Darf die Technik uns entmündigen?
Warum der Jurist Udo Di Fabio den Deutschen rät, ihr Menschenbild zu prüfen
Augsburg Muss der Staat einem Bürger auch noch die Mittel geben, damit er sich töten kann? Gewährt das Grundgesetz dem Einzelnen so viel Freiheit, dass er sie für extreme Taten einsetzen kann? Als ehemaliger Verfassungsrichter sagt Udo Di Fabio: „Es ist ein Umbruch in unserer Gesellschaft spürbar, der uns dazu zwingt, das Menschenbild der Verfassung deutlicher zu machen.“
Beim Jahresempfang des Bischofs von Augsburg beschrieb der Bonner Rechtsprofessor vor über 300 Gästen aus allen Bereichen der Gesellschaft die „Grenzüberschreitungen“in der postmodernen Welt und ihre Konsequenzen. „Die Individualität scheint zulasten der Gemeinschaft zu gehen und dass der Einzelne in rücksichtsloser Selbstverwirklichung seinen Weg in ein glückliches Leben auch gegen das Recht der Gemeinschaft durchsetzen kann.“
Die Erwartung, dass alles nach eigenen Wünschen verfügbar ist, werde durch die Digitalisierung stark gefördert. Es wird heute bestellt und morgen schon geliefert. Gleichzeitig konstatierte Di Fabio Tendenzen, durch selbstlernende Systeme den Menschen zu entmündigen. Die Technik dringe in Bereiche vor, „die wir bis dato menschlicher Entscheidung reserviert haben“. Automatisiertes Fahren ist sicher und bequem, aber wie steht es um die Haftung, wenn das System versagt? Wie viel Macht erhält der Pflegeroboter, der immer freundlich, hilfsbereit und menschlicher als ein gestresster Pfleger erscheint? Wie sehr lassen wir uns steuern von einem „Smart Home“, das uns besser kennt als wir selbst und Essen zubereitet, bevor wir Hunger haben?
„Es besteht Anlass, innezuhalten und unser Menschenbild zu bedenken“, unterstrich Di Fabio. Der Mensch dürfe sich nicht zum Objekt des technischen Fortschritts herabstufen lassen, „er braucht Entscheidungsfreiheit und die Exit-Möglichkeit“. Di Fabio sprach von einem „sanften Umbruch“und einer Zeit, in der die Grundlagen unserer Gesellschaft ausgehöhlt werden „wie eine Sandburg am Meer“.
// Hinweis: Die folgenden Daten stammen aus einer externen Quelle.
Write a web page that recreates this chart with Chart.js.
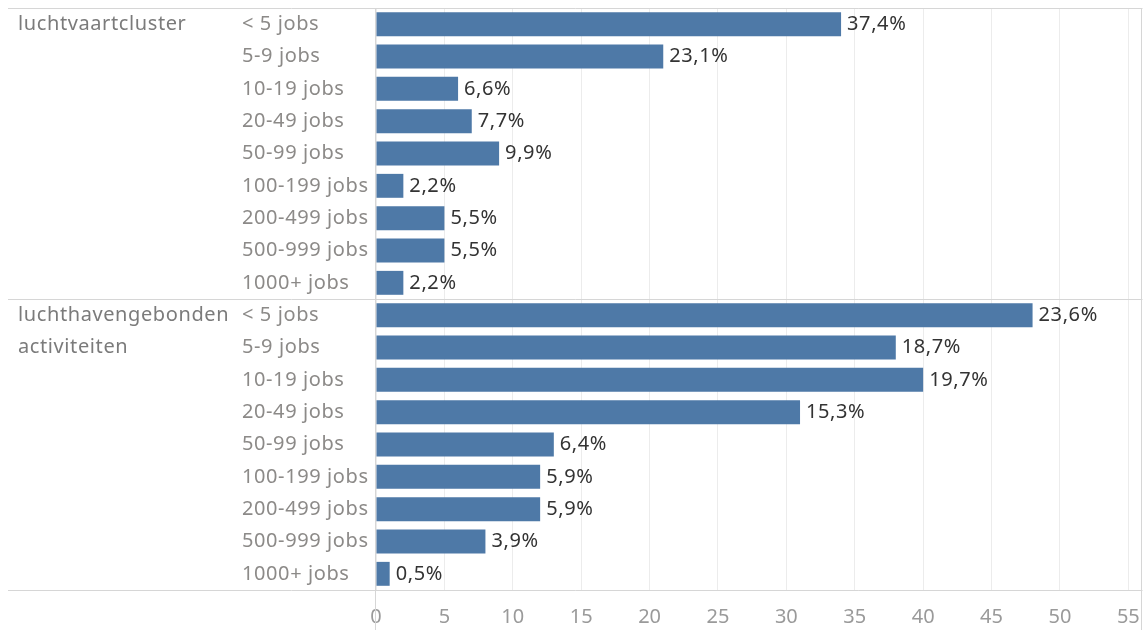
<!DOCTYPE html>
<html>
<head>
<meta charset="utf-8">
<script src="https://cdn.jsdelivr.net/npm/chart.js@4/dist/chart.umd.min.js"></script>
<style>
	html, body { margin: 0; padding: 0; background: #fff; }
	#jobsChart { display: block; }
</style>
</head>
<body>
<canvas id="jobsChart" width="1146" height="630"></canvas>
<script>
// bedrijven per grootteklasse (aantal banen), per cluster
const groups = [['luchtvaartcluster'], ['luchthavengebonden', 'activiteiten']];
const sizeClasses = ['< 5 jobs', '5-9 jobs', '10-19 jobs', '20-49 jobs', '50-99 jobs', '100-199 jobs', '200-499 jobs', '500-999 jobs', '1000+ jobs'];
const clusterCounts = [34, 21, 6, 7, 9, 2, 5, 5, 2];
const airportCounts = [48, 38, 40, 31, 13, 12, 12, 8, 1];
const xTicks = [0, 5, 10, 15, 20, 25, 30, 35, 40, 45, 50, 55];

const FONT = '"Noto Sans", "Open Sans", sans-serif';
const LINE = '#d6d6d6';

let rows = [];
let values = [];
let shares = [];
[clusterCounts, airportCounts].forEach((counts, g) => {
	let total = counts.reduce((a, b) => a + b, 0);
	counts.forEach((c, i) => {
		rows.push(g + '|' + sizeClasses[i]);
		values.push(c);
		shares.push((c / total * 100).toFixed(1).replace('.', ',') + '%');
	});
});

const tablePlugin = {
	id: 'tableLayout',
	beforeDatasetsDraw(chart) {
		let ctx = chart.ctx;
		let area = chart.chartArea;
		let y = chart.scales.y;
		let split = (y.getPixelForValue(sizeClasses.length - 1) + y.getPixelForValue(sizeClasses.length)) / 2;
		ctx.save();
		ctx.strokeStyle = LINE;
		ctx.lineWidth = 1;
		ctx.beginPath();
		[area.top, split, area.bottom].forEach(py => {
			py = Math.round(py) + 0.5;
			ctx.moveTo(8, py);
			ctx.lineTo(area.right + 0.5, py);
		});
		[area.left, area.right].forEach(px => {
			px = Math.round(px) - 0.5;
			ctx.moveTo(px, Math.round(area.top));
			ctx.lineTo(px, chart.height);
		});
		ctx.stroke();
		ctx.restore();
	},
	afterDatasetsDraw(chart) {
		let ctx = chart.ctx;
		let y = chart.scales.y;
		let meta = chart.getDatasetMeta(0);
		ctx.save();
		ctx.font = '20px ' + FONT;
		ctx.letterSpacing = '0.6px';
		ctx.textBaseline = 'middle';
		ctx.textAlign = 'left';

		// grootteklassen
		ctx.fillStyle = '#8c8a88';
		rows.forEach((r, i) => {
			ctx.fillText(r.split('|')[1], 242, y.getPixelForValue(i));
		});

		// clusternamen
		ctx.fillStyle = '#7b7b7b';
		groups.forEach((lines, g) => {
			lines.forEach((txt, j) => {
				ctx.fillText(txt, 18, y.getPixelForValue(g * sizeClasses.length + j));
			});
		});

		// percentages achter de balken
		ctx.fillStyle = '#333333';
		meta.data.forEach((bar, i) => {
			ctx.fillText(shares[i], bar.x + 6, bar.y);
		});
		ctx.restore();
	}
};

new Chart(document.getElementById('jobsChart'), {
	type: 'bar',
	data: {
		labels: rows,
		datasets: [{
			data: values,
			backgroundColor: '#4e79a7',
			barPercentage: 0.74,
			categoryPercentage: 1
		}]
	},
	plugins: [tablePlugin],
	options: {
		indexAxis: 'y',
		responsive: false,
		animation: false,
		layout: { padding: { left: 376, right: 4, top: 8, bottom: 0 } },
		plugins: {
			legend: { display: false },
			tooltip: { enabled: false }
		},
		scales: {
			y: {
				display: false
			},
			x: {
				min: 0,
				max: 56,
				afterBuildTicks: scale => {
					scale.ticks = xTicks.map(v => ({ value: v }));
				},
				// vaste hoogte, en geen extra ruimte naast de as voor de labels
				afterFit: scale => {
					scale.height = 40;
					scale.paddingLeft = 0;
					scale.paddingRight = 0;
				},
				border: { display: false },
				grid: {
					color: '#ececec',
					drawTicks: false
				},
				ticks: {
					padding: 15,
					color: '#9a9a9a',
					font: { family: FONT, size: 20 }
				}
			}
		}
	}
});
</script>
</body>
</html>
Deshalb „sind wir alle aufgerufen, unser Zusammenleben abzugleichen mit dem Menschenbild des Grundgesetzes“. Und das sehe eine Balance zwischen Freiheit und Bindung vor. Menschenwürde hat für Di Fabio „tiefe religiöse Wurzeln“, denn als Geschöpf sei er Gott ebenbildlich – dem Gott auch der Agnostiker und der Muslime.
Bischof Konrad Zdarsa hatte bereits zuvor die religiöse Verankerung als „unentbehrliches Gerüst gegen eine rationalistisch verengte Haltung, die nur gelten lässt, was sie selbst für vernünftig hält“, empfohlen. In einer Zeit der Unsicherheit sei es notwendig, „im Interesse einer umfassenden Wirklichkeitswahrnehmung im Gespräch zu bleiben“.